What is conciliation?
Conciliation is an informal, private meeting we might use to help you and the decision-maker consider possible options to reach an agreement before a hearing.
If we decide to hold conciliation, it will usually be held between 6 and 10 weeks after we receive the application. Conciliation is conducted by a Conciliator, and attended by you and the representative of the decision-maker.
Check the Review of Taxation and Commercial Decisions Practice Direction for more information about conciliation.
Where will conciliation be held?
At an AAT office, however you can attend in person or by telephone.
We will write to you with the date, time and location of the conciliation.
How can I prepare for conciliation?
- Representation: You do not need a lawyer to attend conciliation, however if you want legal advice or representation you should organise this before conciliation
- Evidence: Give us any new information, and any information we have requested, before conciliation
- Review Documents: Read all the review documents you have been given, and make sure you bring them to conciliation – this includes all the documents we have sent you, as well as the T documents and any other documents sent to you by the original decision-maker after you lodged the application.
- Who will attend: Give us and the decision-maker a list of the people who will attend, at least 3 working days before the conciliation. The decision-maker must also provide a list.
- Confidential Issues Statement: You and the decision-maker must give us a Confidential Issues Statement (see below), at least 3 working days before the conciliation.
You must also send a copy of any new information to the decision-maker's representative before conciliation. You should use the contact details in the letter they sent you.
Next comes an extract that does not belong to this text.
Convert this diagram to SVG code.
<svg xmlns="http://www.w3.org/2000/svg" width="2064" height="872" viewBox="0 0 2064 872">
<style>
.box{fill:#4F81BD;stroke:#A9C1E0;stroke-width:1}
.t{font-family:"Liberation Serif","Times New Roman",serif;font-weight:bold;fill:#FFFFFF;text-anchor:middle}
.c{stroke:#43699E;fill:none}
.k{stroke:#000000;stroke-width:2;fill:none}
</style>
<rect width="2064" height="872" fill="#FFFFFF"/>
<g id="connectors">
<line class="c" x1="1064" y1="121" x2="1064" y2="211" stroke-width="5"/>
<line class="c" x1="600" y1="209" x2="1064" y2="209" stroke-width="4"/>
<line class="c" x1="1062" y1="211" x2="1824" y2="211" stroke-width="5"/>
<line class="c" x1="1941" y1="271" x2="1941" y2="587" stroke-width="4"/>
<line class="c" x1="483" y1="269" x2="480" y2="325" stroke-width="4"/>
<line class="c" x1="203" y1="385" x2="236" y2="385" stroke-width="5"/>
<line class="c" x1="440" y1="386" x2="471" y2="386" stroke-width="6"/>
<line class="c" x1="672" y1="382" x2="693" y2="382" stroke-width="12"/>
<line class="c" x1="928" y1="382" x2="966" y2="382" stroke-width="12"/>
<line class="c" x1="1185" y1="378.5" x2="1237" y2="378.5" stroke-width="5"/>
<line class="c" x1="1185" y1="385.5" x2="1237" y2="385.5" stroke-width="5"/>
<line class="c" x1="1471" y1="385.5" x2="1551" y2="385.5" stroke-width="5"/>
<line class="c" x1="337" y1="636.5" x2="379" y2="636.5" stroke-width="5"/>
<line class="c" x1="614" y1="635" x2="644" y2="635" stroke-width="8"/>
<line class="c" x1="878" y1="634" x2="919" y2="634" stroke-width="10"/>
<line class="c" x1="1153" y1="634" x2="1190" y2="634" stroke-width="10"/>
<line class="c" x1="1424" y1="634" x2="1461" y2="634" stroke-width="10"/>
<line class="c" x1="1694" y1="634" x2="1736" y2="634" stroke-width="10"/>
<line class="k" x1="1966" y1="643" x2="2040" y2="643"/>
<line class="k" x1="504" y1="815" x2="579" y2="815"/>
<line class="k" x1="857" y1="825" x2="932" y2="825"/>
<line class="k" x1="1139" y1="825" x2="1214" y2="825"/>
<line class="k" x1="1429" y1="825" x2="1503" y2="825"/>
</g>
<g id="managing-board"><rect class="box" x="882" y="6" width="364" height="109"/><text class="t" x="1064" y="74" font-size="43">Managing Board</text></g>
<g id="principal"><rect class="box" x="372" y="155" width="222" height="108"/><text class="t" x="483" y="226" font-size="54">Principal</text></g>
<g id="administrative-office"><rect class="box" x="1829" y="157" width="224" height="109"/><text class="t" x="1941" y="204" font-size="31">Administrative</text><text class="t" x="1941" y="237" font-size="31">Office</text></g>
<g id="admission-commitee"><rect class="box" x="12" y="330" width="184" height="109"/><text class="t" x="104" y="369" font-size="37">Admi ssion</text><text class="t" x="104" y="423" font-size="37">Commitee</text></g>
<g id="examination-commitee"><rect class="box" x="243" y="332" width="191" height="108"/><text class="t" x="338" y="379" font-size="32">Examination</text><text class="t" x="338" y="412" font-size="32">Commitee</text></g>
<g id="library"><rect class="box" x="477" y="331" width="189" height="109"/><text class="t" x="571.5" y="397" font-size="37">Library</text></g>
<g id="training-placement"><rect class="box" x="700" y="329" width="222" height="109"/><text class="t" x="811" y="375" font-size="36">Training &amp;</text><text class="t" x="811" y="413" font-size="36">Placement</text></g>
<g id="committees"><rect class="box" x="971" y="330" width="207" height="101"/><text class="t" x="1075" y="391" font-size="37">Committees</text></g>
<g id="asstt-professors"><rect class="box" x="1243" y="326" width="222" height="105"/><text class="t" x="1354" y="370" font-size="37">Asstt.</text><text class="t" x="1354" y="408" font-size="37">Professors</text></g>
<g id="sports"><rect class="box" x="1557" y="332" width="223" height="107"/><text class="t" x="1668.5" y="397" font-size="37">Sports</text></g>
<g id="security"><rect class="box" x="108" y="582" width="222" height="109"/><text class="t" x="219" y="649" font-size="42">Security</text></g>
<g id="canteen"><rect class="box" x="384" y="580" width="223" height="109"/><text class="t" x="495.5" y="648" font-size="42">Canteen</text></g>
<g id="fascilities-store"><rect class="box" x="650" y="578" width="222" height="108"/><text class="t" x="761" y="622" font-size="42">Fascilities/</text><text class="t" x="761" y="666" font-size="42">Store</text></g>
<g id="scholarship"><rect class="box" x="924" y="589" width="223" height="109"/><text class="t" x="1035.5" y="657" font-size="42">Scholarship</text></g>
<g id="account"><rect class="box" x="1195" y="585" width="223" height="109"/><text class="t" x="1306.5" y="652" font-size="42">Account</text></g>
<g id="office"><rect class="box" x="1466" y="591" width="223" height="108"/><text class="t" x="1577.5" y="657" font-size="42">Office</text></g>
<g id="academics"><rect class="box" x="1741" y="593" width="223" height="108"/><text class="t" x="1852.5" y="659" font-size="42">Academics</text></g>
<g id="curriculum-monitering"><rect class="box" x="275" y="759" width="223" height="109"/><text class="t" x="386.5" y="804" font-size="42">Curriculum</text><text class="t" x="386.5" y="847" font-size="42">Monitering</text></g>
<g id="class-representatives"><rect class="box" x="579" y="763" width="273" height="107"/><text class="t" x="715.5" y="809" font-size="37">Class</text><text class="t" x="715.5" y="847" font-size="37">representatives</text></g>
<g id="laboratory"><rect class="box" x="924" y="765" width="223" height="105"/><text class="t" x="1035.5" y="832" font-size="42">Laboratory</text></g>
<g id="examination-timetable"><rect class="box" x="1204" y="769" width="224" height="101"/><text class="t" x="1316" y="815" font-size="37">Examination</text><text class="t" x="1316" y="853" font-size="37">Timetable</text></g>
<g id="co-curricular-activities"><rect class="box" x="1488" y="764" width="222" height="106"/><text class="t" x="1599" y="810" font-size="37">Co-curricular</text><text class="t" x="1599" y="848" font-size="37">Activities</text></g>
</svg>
Confidential Issues Statement
A Confidential Issues Statement will not be provided to the other party. It should be no more than 3 pages and include:
- summary of the issues in dispute
- what you hope to achieve from conciliation
- list of possible outcomes, from best to worst, if the application is not settled at conciliation
- assessment of the legal, commercial, business and reputation risks of continuing litigation
- settlement offers that have been made, if any
- costs incurred to date
- taxation applications: the amount in dispute, including the primary tax, penalties and general interest charge, as well as the amounts that have been paid and the amounts that are outstanding
- how long you estimate a hearing might take and a proposed list of witnesses, in the event the application proceeds to a hearing.
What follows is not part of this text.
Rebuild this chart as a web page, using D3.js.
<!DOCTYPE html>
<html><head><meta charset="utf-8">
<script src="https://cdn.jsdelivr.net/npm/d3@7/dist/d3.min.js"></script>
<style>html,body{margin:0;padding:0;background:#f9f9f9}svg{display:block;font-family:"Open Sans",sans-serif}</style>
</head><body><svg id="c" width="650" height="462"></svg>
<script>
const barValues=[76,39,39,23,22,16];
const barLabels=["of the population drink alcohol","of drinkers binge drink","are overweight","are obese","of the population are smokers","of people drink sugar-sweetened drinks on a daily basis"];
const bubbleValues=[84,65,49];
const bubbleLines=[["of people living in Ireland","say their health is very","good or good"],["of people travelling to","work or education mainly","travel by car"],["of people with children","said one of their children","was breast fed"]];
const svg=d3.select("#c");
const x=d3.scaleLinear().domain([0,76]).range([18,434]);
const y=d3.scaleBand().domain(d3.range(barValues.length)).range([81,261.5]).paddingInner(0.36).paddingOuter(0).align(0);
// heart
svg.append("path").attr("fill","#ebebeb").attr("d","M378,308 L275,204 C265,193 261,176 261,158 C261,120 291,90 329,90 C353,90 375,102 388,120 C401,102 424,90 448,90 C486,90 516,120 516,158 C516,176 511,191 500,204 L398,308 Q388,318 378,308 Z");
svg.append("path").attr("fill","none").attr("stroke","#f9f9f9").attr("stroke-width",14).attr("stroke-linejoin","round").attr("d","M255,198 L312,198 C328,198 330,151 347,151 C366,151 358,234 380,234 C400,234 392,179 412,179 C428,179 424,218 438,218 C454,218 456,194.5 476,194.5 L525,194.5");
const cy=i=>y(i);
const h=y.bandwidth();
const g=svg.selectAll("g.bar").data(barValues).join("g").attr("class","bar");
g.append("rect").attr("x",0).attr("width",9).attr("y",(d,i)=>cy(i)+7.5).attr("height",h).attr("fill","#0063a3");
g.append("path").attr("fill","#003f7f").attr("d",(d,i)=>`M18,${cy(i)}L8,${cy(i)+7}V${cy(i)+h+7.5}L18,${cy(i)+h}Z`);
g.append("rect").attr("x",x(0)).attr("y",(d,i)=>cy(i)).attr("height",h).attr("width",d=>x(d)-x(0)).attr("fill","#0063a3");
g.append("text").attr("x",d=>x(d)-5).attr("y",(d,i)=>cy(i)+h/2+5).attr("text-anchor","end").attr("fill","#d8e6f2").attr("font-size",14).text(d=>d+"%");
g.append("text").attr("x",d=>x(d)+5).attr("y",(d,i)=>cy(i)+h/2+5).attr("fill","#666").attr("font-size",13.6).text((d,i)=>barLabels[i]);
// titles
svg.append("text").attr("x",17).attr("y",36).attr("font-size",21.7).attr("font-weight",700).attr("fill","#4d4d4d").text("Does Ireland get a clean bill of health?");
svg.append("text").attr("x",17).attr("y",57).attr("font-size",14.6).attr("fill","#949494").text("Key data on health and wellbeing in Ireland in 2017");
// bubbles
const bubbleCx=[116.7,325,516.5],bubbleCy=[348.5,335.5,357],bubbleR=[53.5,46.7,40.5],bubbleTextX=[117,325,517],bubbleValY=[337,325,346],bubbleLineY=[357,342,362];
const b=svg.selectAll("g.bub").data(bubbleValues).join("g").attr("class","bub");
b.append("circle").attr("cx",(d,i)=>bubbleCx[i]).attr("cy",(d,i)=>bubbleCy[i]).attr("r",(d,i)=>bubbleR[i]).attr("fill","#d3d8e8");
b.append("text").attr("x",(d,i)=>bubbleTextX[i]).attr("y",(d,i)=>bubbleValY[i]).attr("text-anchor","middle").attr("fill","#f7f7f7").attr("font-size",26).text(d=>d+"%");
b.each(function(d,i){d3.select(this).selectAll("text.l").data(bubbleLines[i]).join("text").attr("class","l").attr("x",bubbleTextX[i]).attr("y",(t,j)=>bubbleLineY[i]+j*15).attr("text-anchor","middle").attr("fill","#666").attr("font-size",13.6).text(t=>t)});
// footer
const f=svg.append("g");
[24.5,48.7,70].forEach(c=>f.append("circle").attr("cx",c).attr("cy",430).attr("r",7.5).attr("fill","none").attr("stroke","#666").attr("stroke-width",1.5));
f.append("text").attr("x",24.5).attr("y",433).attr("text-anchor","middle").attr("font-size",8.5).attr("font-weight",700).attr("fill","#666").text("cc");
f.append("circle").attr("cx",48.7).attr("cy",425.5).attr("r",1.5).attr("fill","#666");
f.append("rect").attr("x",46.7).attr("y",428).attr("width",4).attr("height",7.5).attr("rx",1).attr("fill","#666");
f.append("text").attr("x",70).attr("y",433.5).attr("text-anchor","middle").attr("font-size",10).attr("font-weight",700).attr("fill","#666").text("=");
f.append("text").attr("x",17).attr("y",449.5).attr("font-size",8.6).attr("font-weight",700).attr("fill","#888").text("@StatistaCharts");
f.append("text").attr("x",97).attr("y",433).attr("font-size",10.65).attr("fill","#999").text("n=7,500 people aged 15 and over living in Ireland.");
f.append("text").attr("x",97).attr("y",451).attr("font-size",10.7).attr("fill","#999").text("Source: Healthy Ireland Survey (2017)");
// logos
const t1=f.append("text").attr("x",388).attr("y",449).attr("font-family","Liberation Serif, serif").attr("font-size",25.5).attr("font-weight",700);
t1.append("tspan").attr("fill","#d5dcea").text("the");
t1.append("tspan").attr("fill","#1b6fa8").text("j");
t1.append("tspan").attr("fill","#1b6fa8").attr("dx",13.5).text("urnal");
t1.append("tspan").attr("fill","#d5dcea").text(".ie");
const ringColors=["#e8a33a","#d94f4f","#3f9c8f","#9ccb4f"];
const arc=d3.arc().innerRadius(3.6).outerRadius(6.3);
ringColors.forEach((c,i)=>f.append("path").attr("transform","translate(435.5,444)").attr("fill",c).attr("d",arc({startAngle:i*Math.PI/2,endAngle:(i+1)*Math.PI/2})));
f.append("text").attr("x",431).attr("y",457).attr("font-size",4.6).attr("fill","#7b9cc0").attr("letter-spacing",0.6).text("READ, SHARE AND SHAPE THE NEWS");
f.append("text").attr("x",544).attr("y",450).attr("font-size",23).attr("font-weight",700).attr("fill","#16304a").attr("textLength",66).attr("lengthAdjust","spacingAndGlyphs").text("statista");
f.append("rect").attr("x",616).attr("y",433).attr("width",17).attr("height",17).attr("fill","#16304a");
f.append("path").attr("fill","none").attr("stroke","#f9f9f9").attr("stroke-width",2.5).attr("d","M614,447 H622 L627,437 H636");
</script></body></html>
What happens at conciliation?
The AAT conciliator will give you and the decision-maker an opportunity to:
- discuss the issues in the case from your perspective
- discuss information about the case and hear each other's point of view
- consider possible options for reaching your own agreement
- record facts or issues where there is agreement, saving time at a hearing
- discuss what happens next, if full agreement cannot be reached.
Check Confidentiality in ADR processes for information about confidentiality of conciliation.
What happens if I cannot attend the conciliation?
You should tell us as soon as possible and we might be able to change the date.
If you do not attend the conciliation and you do not have a good reason, we might dismiss the review.
Other ADR processes
We can also use other types of alternative dispute resolution processes to help parties reach an agreement before a hearing.